Copy every line that contains the string "this" from the entries below.

== STORED RECORDS ==
start

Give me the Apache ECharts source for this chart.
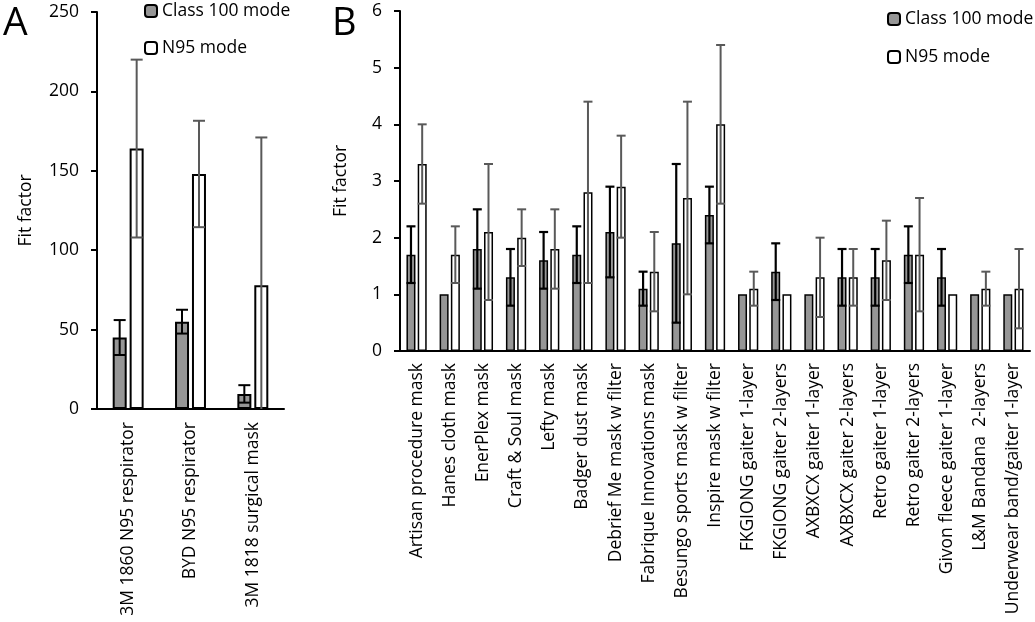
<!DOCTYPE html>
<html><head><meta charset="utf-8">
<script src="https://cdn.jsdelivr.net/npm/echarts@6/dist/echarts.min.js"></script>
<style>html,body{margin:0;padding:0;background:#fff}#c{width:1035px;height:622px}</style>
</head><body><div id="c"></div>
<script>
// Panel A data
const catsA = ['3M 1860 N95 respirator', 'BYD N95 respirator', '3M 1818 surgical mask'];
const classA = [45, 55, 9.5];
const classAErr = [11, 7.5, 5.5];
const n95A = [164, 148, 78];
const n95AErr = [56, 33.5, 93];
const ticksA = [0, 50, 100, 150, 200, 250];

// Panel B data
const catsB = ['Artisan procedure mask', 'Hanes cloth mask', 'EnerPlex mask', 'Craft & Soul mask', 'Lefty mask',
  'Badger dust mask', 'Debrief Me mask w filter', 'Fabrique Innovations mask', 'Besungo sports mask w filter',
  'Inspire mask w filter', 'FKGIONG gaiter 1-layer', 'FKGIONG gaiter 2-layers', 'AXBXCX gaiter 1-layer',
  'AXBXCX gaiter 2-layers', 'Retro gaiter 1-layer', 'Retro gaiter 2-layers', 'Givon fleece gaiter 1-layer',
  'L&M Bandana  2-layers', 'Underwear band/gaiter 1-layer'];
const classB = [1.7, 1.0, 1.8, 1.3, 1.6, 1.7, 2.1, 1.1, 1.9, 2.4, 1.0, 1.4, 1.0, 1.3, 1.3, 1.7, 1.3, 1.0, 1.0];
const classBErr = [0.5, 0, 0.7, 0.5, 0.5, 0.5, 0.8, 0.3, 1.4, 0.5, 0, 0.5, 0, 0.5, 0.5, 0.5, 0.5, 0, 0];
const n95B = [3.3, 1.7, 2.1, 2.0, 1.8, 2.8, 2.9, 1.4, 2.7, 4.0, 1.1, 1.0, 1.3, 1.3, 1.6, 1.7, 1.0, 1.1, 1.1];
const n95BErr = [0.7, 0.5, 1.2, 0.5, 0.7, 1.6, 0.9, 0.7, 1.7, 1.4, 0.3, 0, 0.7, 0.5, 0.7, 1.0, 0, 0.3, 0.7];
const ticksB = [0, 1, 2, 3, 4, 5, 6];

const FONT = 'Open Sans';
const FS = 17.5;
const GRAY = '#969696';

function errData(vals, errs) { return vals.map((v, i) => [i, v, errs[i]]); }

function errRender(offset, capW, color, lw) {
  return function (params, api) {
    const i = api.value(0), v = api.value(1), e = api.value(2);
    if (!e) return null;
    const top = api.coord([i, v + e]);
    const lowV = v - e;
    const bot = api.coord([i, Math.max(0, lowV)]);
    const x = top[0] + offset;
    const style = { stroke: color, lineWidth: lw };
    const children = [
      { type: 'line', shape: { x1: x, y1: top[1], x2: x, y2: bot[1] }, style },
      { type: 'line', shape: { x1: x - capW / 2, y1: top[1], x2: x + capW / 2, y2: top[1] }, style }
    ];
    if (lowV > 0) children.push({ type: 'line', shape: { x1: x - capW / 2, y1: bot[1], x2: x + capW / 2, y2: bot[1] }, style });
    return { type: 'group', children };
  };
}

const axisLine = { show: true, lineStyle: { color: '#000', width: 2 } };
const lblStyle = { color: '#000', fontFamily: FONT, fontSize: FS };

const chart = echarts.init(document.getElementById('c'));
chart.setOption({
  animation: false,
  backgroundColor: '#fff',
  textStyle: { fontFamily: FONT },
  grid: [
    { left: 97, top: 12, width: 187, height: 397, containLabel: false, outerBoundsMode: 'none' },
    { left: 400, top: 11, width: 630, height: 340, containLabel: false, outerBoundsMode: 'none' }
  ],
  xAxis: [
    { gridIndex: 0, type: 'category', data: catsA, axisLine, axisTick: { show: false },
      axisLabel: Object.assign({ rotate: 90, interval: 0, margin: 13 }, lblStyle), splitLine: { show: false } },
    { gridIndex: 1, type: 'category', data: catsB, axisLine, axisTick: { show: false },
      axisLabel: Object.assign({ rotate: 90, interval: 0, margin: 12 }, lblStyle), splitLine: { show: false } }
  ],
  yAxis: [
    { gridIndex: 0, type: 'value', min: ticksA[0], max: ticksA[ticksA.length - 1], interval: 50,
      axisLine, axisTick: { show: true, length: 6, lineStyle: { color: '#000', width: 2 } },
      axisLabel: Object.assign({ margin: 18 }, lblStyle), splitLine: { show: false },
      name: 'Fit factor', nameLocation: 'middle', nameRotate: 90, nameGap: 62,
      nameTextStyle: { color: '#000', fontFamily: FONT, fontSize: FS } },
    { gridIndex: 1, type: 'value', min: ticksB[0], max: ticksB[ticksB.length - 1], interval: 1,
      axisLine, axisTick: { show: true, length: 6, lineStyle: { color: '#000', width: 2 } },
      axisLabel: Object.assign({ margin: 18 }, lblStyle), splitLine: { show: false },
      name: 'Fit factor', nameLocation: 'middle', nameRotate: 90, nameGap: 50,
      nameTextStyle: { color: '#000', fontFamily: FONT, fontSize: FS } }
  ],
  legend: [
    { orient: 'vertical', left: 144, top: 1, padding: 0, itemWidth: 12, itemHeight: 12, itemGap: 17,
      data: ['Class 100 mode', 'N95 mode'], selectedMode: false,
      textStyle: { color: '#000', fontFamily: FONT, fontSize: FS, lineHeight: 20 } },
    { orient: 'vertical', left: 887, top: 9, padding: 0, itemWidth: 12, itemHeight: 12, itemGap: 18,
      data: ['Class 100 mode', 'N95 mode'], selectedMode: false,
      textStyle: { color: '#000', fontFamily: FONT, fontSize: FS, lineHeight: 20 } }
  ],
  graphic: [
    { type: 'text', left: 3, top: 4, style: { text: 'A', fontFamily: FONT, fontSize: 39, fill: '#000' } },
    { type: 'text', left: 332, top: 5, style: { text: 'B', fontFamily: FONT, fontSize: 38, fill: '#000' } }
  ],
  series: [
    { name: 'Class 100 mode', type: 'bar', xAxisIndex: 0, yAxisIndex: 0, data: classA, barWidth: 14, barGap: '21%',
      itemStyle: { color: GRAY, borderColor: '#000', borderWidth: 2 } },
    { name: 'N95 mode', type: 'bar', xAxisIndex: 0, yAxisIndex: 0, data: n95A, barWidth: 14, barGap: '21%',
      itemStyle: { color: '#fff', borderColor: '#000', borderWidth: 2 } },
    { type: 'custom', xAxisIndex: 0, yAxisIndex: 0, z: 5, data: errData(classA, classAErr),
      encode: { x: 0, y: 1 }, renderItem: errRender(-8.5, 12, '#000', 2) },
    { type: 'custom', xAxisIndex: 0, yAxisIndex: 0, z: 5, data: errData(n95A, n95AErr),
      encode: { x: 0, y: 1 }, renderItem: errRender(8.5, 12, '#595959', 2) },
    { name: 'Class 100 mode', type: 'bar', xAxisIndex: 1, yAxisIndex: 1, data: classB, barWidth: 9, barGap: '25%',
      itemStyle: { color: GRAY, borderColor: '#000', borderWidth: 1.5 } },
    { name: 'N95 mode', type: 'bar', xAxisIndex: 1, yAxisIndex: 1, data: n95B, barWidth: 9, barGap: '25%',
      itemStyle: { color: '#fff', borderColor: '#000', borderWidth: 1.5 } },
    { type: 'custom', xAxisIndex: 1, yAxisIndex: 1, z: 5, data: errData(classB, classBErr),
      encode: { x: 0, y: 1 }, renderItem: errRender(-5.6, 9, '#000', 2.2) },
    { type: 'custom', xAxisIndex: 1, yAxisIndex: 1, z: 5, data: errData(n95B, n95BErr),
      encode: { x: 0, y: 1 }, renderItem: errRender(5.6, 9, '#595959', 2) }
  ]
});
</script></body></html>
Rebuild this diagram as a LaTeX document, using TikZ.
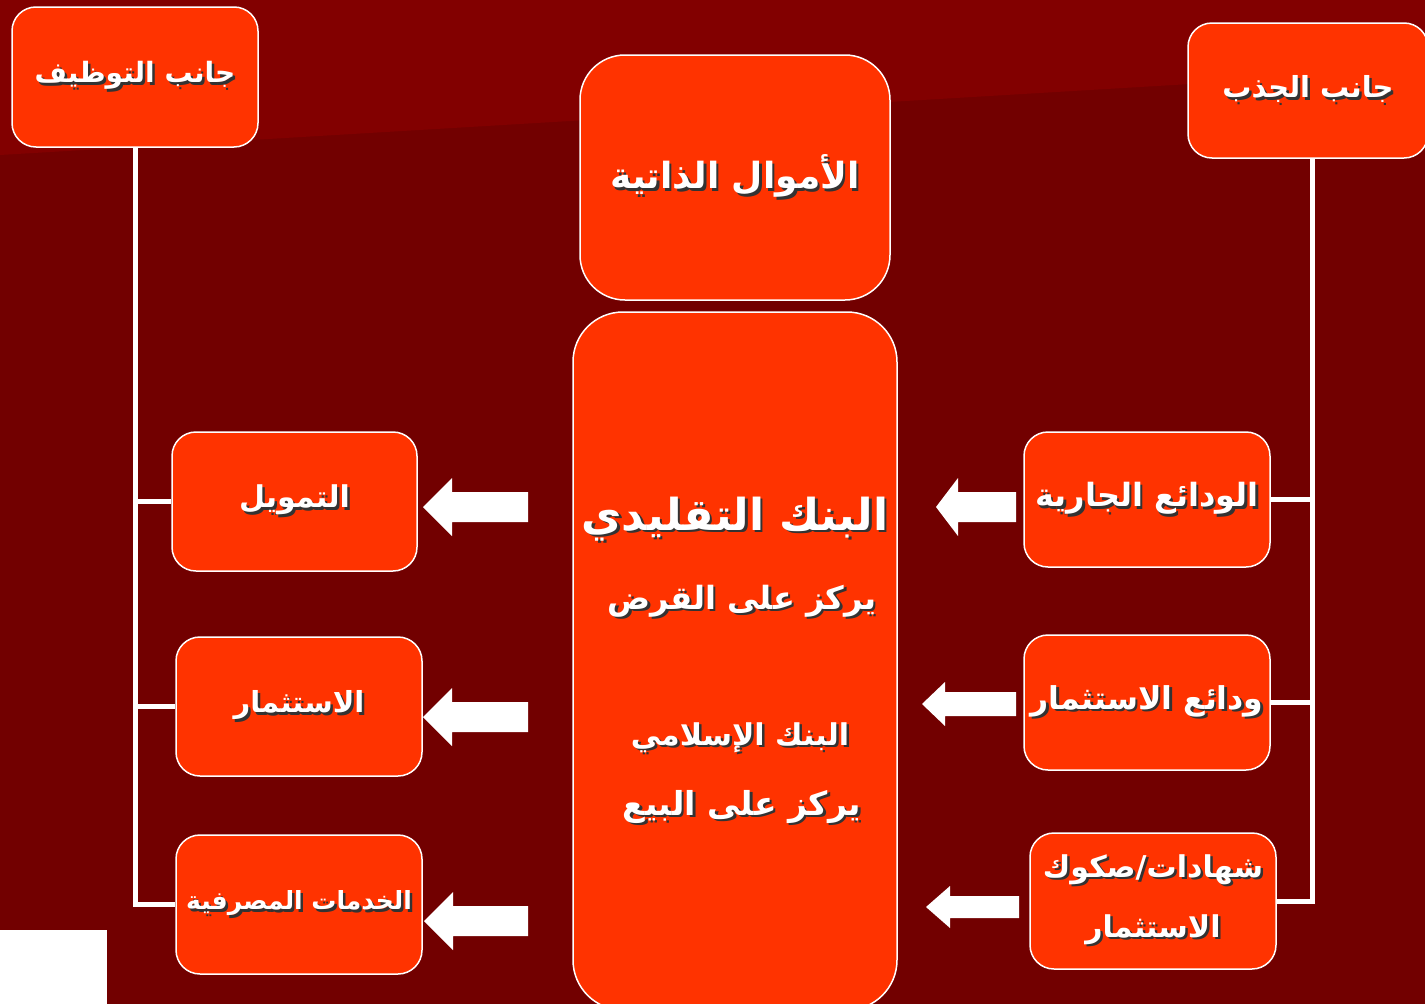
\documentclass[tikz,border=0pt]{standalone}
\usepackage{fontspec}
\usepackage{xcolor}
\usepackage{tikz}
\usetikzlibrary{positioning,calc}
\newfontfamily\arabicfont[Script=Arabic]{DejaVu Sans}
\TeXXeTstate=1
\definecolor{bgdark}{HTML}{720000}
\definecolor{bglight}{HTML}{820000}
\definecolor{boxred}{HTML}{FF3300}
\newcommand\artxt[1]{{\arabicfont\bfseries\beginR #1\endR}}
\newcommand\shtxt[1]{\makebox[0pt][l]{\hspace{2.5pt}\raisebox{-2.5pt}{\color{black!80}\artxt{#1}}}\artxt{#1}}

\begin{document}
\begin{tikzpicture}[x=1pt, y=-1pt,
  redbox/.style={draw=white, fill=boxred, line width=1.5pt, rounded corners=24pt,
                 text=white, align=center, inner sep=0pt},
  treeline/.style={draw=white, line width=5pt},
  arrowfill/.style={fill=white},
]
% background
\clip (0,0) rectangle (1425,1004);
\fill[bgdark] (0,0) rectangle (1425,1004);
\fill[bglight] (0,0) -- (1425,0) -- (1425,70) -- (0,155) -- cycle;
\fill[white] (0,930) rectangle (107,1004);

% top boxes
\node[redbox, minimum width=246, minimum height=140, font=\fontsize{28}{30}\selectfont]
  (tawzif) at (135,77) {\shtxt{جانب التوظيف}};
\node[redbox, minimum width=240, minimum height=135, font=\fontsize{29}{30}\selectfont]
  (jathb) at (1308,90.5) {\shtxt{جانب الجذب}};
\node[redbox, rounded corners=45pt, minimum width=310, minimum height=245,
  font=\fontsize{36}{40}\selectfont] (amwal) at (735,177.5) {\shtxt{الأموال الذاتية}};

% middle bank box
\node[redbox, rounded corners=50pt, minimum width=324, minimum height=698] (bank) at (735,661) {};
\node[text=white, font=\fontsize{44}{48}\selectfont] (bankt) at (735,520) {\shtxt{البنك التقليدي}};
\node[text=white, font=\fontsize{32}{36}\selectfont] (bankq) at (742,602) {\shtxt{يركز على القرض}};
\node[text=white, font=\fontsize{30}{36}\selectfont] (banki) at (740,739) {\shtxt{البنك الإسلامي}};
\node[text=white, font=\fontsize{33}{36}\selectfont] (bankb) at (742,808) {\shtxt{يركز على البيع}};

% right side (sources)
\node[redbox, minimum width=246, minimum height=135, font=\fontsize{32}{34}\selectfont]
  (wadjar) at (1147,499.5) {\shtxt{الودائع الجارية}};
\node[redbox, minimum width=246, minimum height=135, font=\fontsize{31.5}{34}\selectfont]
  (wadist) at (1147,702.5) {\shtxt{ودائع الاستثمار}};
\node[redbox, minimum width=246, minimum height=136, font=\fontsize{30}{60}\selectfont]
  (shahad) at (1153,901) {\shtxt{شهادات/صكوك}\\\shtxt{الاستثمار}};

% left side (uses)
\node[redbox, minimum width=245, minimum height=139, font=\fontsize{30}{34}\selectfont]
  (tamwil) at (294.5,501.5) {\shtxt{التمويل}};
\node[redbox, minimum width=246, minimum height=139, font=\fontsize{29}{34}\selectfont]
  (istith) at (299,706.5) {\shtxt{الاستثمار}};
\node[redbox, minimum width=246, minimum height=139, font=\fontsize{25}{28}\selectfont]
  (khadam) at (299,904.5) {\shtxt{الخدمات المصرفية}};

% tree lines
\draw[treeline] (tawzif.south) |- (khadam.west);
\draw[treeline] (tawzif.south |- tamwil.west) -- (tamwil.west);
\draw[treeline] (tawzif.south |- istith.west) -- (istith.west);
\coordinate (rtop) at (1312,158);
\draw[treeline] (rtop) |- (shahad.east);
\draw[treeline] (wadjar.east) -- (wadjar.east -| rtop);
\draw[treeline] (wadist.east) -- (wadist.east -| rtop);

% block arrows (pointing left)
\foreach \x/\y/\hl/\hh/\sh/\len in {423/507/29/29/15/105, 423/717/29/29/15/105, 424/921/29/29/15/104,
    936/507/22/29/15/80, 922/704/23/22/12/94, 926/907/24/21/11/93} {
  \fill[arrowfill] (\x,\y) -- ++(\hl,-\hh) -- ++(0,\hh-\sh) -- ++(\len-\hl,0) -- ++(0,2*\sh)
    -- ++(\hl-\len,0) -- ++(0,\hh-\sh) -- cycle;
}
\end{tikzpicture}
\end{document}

end

== RESPONSE ==
Give me the Apache ECharts source for this chart.
Rebuild this diagram as a LaTeX document, using TikZ.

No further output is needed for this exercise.